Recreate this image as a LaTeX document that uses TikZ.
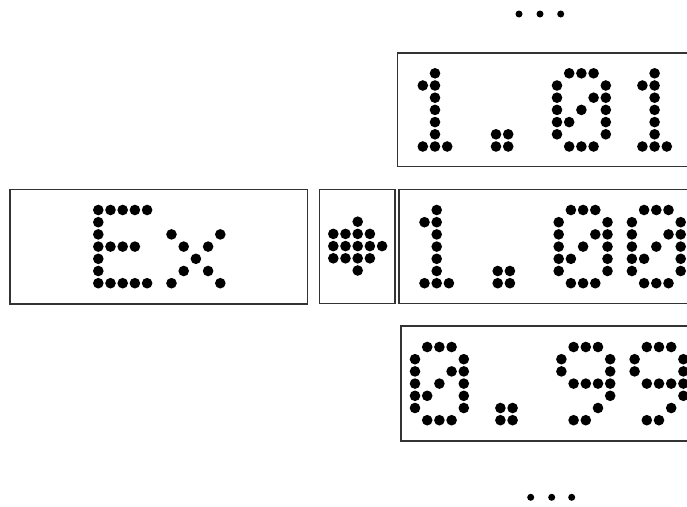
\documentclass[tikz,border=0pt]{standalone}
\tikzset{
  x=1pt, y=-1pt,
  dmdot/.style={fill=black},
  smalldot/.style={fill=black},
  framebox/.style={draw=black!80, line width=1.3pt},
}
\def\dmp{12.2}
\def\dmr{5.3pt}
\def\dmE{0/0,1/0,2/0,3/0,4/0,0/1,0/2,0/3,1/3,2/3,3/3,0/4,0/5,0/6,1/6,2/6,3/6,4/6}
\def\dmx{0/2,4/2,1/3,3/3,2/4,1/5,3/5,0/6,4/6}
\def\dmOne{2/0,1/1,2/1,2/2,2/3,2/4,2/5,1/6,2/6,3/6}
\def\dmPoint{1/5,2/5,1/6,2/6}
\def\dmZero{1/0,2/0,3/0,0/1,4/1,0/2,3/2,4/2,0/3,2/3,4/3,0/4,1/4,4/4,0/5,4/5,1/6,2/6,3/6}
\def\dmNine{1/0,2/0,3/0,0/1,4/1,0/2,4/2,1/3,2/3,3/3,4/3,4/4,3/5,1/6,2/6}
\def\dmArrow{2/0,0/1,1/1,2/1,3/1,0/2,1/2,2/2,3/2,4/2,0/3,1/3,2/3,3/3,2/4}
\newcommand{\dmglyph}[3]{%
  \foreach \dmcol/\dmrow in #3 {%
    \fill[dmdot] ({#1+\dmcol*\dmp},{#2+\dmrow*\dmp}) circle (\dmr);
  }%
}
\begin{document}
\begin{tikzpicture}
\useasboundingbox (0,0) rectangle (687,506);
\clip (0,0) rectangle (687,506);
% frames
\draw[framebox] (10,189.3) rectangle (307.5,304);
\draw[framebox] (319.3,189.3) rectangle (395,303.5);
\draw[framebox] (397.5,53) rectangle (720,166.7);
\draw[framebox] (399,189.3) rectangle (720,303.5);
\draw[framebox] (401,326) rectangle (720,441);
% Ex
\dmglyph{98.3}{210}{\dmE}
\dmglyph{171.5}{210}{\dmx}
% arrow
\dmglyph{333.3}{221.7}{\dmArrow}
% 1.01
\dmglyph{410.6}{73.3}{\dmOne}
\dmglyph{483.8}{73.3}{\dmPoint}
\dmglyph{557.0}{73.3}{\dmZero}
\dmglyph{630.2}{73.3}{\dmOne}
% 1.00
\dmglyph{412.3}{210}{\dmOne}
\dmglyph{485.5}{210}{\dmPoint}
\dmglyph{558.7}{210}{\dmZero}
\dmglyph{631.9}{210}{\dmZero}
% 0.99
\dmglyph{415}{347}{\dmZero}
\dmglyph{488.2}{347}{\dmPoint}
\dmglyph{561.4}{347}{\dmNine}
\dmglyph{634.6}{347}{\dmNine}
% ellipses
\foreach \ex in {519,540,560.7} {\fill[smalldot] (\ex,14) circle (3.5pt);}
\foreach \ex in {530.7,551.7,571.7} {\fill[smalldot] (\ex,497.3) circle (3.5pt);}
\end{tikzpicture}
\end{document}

== Direction ==
Leave the images out, please, and restate each line word for word.

== Final result ==
Recreate this image as a LaTeX document that uses TikZ.
\documentclass[tikz,border=0pt]{standalone}
\tikzset{
  x=1pt, y=-1pt,
  dmdot/.style={fill=black},
  smalldot/.style={fill=black},
  framebox/.style={draw=black!80, line width=1.3pt},
}
\def\dmp{12.2}
\def\dmr{5.3pt}
\def\dmE{0/0,1/0,2/0,3/0,4/0,0/1,0/2,0/3,1/3,2/3,3/3,0/4,0/5,0/6,1/6,2/6,3/6,4/6}
\def\dmx{0/2,4/2,1/3,3/3,2/4,1/5,3/5,0/6,4/6}
\def\dmOne{2/0,1/1,2/1,2/2,2/3,2/4,2/5,1/6,2/6,3/6}
\def\dmPoint{1/5,2/5,1/6,2/6}
\def\dmZero{1/0,2/0,3/0,0/1,4/1,0/2,3/2,4/2,0/3,2/3,4/3,0/4,1/4,4/4,0/5,4/5,1/6,2/6,3/6}
\def\dmNine{1/0,2/0,3/0,0/1,4/1,0/2,4/2,1/3,2/3,3/3,4/3,4/4,3/5,1/6,2/6}
\def\dmArrow{2/0,0/1,1/1,2/1,3/1,0/2,1/2,2/2,3/2,4/2,0/3,1/3,2/3,3/3,2/4}
\newcommand{\dmglyph}[3]{%
  \foreach \dmcol/\dmrow in #3 {%
    \fill[dmdot] ({#1+\dmcol*\dmp},{#2+\dmrow*\dmp}) circle (\dmr);
  }%
}
\begin{document}
\begin{tikzpicture}
\useasboundingbox (0,0) rectangle (687,506);
\clip (0,0) rectangle (687,506);
% frames
\draw[framebox] (10,189.3) rectangle (307.5,304);
\draw[framebox] (319.3,189.3) rectangle (395,303.5);
\draw[framebox] (397.5,53) rectangle (720,166.7);
\draw[framebox] (399,189.3) rectangle (720,303.5);
\draw[framebox] (401,326) rectangle (720,441);
% Ex
\dmglyph{98.3}{210}{\dmE}
\dmglyph{171.5}{210}{\dmx}
% arrow
\dmglyph{333.3}{221.7}{\dmArrow}
% 1.01
\dmglyph{410.6}{73.3}{\dmOne}
\dmglyph{483.8}{73.3}{\dmPoint}
\dmglyph{557.0}{73.3}{\dmZero}
\dmglyph{630.2}{73.3}{\dmOne}
% 1.00
\dmglyph{412.3}{210}{\dmOne}
\dmglyph{485.5}{210}{\dmPoint}
\dmglyph{558.7}{210}{\dmZero}
\dmglyph{631.9}{210}{\dmZero}
% 0.99
\dmglyph{415}{347}{\dmZero}
\dmglyph{488.2}{347}{\dmPoint}
\dmglyph{561.4}{347}{\dmNine}
\dmglyph{634.6}{347}{\dmNine}
% ellipses
\foreach \ex in {519,540,560.7} {\fill[smalldot] (\ex,14) circle (3.5pt);}
\foreach \ex in {530.7,551.7,571.7} {\fill[smalldot] (\ex,497.3) circle (3.5pt);}
\end{tikzpicture}
\end{document}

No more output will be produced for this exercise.